5. Because the scars of last October haven't healed

They haven't forgotten. Haven't forgotten what it felt like, what it looked like, what it sounded like in their electrified city last October, in the Blue Jays' first trip to the postseason since Joe Carter's home run landed in 1993.

"The environment here is palpable. And it's all about winning."
Ross Atkins, Blue Jays general manager

Haven't forgotten the exhilaration of their epic comeback after going down, 2 games to 0, against Texas. Haven't forgotten the pain of losing a classic six-game American League Championship Series to a Royals team that went on to win it all.

And for a club populated largely by players who were never supposed to have the careers they've carved out for themselves, those memories are just stoking an engine that was already revving.

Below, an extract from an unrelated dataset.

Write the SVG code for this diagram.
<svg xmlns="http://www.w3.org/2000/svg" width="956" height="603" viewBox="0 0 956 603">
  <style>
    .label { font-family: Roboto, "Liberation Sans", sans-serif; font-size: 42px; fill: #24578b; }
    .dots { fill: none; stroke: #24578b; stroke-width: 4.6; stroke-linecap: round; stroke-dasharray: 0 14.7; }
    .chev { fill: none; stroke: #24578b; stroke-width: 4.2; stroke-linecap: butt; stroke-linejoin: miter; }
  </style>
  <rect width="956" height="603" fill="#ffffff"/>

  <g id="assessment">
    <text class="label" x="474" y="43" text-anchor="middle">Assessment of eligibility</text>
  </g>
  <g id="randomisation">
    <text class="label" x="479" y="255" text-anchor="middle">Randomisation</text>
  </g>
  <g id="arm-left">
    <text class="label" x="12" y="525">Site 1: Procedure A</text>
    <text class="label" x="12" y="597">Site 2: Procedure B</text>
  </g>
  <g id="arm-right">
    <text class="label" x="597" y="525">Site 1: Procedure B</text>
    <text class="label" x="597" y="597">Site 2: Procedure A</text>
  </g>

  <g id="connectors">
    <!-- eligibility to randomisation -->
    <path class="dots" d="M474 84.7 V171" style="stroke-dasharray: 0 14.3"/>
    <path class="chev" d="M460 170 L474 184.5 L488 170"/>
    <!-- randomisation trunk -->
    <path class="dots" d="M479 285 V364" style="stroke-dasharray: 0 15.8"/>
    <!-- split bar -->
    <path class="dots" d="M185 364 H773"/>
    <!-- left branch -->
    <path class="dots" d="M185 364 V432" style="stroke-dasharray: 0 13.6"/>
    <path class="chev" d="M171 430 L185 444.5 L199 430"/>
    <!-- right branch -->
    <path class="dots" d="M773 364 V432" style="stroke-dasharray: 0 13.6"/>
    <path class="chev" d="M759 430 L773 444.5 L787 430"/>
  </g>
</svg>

"The term, 'swag,' has probably been overused, but this team has a lot of that," Donaldson said. "We have a lot of guys who believe in themselves and a lot of guys who have something to prove. And we have a lot to prove as a team. We truly believe that last year was just the beginning."

This is more than merely a team that hopes to win a World Series. It talks about winning a World Series -- and believes that when you talk that talk, it helps you take that walk.

Think it's a myth that October pain one year can fuel a World Series run the next? Ask the Royals if it's a myth. They were the sixth World Series champs in the wild-card era that built championship runs off a rough postseason exit the year before. (The others: the 2008 Phillies, 2006 Cardinals, 2004 Red Sox, 1998 Yankees and 1996 Yankees.) So it happens. And the 2016 Toronto Blue Jays are on a mission to make it happen here.

"We believe we have a special team, and we have unfinished business," Donaldson said, "to go out there and hopefully finish where we came up short last year.

"We have a good team right now. But at the end of the year, we want to be known as a great team."

And what do they have to do to be known as a great team? Just win that World Series I've so brilliantly picked them to win. And if they can overcome the stigma of getting cursed by me, then who knows? I might even muster the guts to pick the Cubs one of these centuries.